Jul 07, 2017
One man’s terrorist is another man’s child soldier?
Oh no, you are probably saying! Please, dear God, not another column on Omar Khadr! Make it stop!
Sorry, dear readers, but I feel compelled to address an issue that seems to have been overlooked in the polarising saga of the son of one of Canada’s most infamous terrorists. That issue is not whether he was a ‘child soldier’ or not: according to international law there is no wiggle room on this since he was 15 years old at the time of his capture. I may not agree with that definition but the law is the law, even if at times the law is an ass.
No, the bigger question to my mind, which no one seems to have addressed, is whether he was a SOLDIER at all, of the child variety or otherwise. And to this question I reply: it depends on who you ask.
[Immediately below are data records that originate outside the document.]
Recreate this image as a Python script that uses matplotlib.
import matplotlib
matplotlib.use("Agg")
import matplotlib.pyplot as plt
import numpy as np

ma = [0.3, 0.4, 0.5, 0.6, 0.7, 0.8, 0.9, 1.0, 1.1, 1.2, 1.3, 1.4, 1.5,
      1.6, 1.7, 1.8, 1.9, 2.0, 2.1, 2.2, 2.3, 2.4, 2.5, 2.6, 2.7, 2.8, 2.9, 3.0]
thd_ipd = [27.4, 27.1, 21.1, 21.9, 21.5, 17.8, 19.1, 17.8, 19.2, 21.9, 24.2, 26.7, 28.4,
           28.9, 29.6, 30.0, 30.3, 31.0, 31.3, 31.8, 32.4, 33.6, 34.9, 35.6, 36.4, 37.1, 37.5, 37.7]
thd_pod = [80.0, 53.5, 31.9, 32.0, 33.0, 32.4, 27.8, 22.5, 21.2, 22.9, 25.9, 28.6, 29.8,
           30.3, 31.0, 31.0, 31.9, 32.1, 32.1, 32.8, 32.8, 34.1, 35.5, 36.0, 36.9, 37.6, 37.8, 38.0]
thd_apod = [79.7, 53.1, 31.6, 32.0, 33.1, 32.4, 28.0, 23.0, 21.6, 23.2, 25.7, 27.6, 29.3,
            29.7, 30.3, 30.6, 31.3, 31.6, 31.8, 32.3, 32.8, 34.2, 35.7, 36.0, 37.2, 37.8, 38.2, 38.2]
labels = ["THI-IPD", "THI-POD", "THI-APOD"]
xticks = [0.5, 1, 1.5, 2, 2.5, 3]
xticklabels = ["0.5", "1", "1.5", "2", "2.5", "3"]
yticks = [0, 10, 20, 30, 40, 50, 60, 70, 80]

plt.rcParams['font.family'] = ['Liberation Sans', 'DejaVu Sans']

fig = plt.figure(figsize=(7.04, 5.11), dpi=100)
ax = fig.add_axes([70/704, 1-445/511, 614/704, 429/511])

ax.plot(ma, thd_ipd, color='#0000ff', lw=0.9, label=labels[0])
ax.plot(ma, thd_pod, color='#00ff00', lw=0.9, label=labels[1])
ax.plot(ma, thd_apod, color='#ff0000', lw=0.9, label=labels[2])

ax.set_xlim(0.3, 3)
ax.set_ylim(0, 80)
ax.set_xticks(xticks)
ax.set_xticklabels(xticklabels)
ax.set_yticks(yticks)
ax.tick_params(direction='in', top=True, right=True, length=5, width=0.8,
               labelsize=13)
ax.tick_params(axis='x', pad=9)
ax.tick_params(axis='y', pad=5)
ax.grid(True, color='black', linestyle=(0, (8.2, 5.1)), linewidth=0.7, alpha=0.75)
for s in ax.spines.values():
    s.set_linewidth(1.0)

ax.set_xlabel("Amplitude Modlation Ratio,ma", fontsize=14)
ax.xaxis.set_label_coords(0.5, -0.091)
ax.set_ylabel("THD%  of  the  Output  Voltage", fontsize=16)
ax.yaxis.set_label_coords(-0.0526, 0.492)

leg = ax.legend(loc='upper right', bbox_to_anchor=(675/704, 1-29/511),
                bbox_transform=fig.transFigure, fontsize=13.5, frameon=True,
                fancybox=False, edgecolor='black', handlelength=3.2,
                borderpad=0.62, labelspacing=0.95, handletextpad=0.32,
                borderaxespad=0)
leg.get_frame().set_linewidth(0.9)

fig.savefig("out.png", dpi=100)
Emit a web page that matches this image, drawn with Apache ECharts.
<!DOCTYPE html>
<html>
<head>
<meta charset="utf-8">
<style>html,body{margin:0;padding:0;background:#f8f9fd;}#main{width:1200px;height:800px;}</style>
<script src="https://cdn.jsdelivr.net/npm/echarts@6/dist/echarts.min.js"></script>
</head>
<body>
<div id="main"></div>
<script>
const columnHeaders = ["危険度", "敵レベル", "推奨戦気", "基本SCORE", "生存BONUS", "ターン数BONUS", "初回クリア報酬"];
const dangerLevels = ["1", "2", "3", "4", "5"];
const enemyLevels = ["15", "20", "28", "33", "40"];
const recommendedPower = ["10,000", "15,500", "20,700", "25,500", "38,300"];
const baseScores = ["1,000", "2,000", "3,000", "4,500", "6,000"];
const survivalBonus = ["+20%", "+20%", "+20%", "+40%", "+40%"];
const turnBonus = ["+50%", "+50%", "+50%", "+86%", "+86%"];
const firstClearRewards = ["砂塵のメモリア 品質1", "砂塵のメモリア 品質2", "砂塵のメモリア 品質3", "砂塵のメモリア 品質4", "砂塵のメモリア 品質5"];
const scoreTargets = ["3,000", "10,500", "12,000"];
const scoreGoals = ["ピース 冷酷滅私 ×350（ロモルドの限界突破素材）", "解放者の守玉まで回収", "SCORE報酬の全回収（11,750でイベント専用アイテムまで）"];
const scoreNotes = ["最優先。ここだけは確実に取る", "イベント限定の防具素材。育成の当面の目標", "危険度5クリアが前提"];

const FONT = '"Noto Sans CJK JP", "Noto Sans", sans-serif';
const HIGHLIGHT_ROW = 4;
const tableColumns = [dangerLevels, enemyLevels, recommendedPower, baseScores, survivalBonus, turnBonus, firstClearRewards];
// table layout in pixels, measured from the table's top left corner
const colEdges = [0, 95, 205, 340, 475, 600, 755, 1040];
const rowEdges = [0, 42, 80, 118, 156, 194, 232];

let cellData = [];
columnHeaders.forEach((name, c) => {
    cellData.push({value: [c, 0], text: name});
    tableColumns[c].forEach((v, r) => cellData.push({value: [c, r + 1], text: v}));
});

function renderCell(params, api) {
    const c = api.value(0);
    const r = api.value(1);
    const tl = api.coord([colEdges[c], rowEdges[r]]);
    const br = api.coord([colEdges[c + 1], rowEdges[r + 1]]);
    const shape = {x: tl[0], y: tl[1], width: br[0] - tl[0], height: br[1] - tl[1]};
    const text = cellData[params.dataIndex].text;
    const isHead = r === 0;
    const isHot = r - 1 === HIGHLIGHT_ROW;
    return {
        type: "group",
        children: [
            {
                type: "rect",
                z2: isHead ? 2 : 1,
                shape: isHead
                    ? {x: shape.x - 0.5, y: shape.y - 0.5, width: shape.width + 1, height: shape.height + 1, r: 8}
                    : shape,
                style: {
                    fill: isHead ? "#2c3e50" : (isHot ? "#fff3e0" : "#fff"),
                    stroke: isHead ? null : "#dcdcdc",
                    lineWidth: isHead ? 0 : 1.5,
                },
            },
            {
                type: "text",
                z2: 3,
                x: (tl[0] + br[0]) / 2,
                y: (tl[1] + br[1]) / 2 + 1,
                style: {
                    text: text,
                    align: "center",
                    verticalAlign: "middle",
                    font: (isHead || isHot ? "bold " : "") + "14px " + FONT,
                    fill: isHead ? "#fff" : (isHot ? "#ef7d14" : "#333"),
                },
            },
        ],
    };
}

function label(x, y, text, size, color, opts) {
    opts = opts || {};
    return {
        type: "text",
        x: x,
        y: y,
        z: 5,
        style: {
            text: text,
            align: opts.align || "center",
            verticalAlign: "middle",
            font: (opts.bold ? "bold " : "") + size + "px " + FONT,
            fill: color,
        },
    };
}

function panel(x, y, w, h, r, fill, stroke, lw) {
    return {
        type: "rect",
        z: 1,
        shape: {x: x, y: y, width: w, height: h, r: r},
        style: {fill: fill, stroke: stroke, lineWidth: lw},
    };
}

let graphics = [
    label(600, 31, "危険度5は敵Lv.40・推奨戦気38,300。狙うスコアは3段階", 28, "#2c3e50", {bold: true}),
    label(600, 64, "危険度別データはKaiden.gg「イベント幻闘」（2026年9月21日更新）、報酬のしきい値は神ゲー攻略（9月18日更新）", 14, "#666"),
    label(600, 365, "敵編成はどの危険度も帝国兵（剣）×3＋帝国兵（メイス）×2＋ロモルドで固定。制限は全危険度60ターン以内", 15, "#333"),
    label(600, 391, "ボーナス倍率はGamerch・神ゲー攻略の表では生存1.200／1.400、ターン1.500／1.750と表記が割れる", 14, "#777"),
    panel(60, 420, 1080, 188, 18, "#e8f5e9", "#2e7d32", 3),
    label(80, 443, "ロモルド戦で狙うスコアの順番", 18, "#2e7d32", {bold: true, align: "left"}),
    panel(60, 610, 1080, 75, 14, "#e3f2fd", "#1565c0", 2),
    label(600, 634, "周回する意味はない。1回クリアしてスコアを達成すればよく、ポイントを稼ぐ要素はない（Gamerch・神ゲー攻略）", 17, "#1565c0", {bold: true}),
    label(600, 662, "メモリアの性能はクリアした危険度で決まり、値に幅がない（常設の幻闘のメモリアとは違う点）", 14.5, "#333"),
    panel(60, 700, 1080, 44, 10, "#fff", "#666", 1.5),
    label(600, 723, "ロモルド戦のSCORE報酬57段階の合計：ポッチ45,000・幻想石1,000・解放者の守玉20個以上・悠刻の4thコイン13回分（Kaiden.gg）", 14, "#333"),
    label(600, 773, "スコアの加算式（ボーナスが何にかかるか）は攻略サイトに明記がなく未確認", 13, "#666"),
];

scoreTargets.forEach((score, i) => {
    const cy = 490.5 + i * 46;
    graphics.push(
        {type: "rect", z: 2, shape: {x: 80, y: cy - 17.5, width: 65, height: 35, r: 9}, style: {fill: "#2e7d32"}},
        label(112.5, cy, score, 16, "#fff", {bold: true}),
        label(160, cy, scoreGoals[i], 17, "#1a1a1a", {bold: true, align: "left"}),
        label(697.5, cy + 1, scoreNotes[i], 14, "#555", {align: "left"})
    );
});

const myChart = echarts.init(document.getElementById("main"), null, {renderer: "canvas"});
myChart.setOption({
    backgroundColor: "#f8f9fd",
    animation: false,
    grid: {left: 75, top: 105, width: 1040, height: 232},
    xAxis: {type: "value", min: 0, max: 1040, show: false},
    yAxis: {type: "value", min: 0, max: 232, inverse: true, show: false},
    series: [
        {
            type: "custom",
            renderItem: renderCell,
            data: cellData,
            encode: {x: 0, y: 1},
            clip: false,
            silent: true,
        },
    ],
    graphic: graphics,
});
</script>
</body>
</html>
If you ask groups like Al Qaeda or the Taliban you get a straightforward answer: of course we are. We are soldiers of God. In fact, many Islamist terrorist groups will incorporate the words ‘army’ or ‘soldiers’ in their very title. Here are a few examples from around the world (NB ‘jund’ and ‘jaysh’ are Arabic words that both mean ‘army’ while ‘jihad’ can mean ‘holy war’among other things (like a struggle to be a good Muslim): ‘lashkar’ is the Urdu word for ‘army’):
- Jundullah (Army of God) – Balochistan
- Jaish-e-Mohamed (Army of Mohamed) – Kashmir
- Lashkar-e-Taiba (Army of the Pure) – Pakistan
- Lashkar-e-Jhangvi (Army of Jhangvi) – Pakistan
- Egyptian Islamic Jihad
- Mujahedin-e-Khalq (People’s Warriors) – Iran
- Ejercito nacional de liberacion (National Liberation Army) – Colombia
- Rote Armee Faktion (Red Army Faction) – West Germany
- Brigate Rosse (Red Brigades) – Italy
- Japanese Red Army
- Armenian Secret Army for the Liberation of Armenia (a little repetitive, don’t you think?)
- Symbionese Liberation Army (remember Patty Hearst?) – US
And the list goes on and on and on.
So, how many of these organistions, all of which by the way are, or were, listed terrorist entities, do YOU consider ‘armies’? Not many I would wager. And yet, Omar Khadr fought for one terrorist group or two – Al Qaeda and the Taliban.
In this light from our perspective, from a Western perspective, is Omar Khadr a soldier? The answer is clearly no. If he was never a soldier it stands to reason that he was never a ‘child soldier’. By the way, I do not know if there is an internationally legal definition of a soldier. We have equal difficulty in defining terrorism. But if my logic holds here we are stuck with a ‘he said she said’ situation that is irresolvable. Either we accept that Al Qaeda (or the Taliban) is a legitimate army with legitimate goals and a legitimate structure and deploys legitimate soldiers or we see it as a terrorist organisation. I think I am on very safe ground when I say we all agree on the latter.
Omar Khadr was never, then, a child soldier. He fought for an internationally agreed upon terrorist organisation (or two). The next question is than an obvious one: was he a ‘child terrorist’? I know of no definition thereof.
What about a ‘young offender’? Terrorism is, beyond doubt, a crime: again, on that we all agree. So as a 15 year old member of a known terrorist group – and terrorism is a criminal activity in every jurisdiction of the world that I am aware of – was he an ‘underaged criminal’? I have no idea.
In the end can we please stop legitimising Mr. Khadr and all the tens of thousands of terrorists out there by calling them soldiers? Whatever side you fall on in the incredibly divisive debate on Canada’s best known Al Qaeda graduate, a ‘soldier’ he most certainly was not.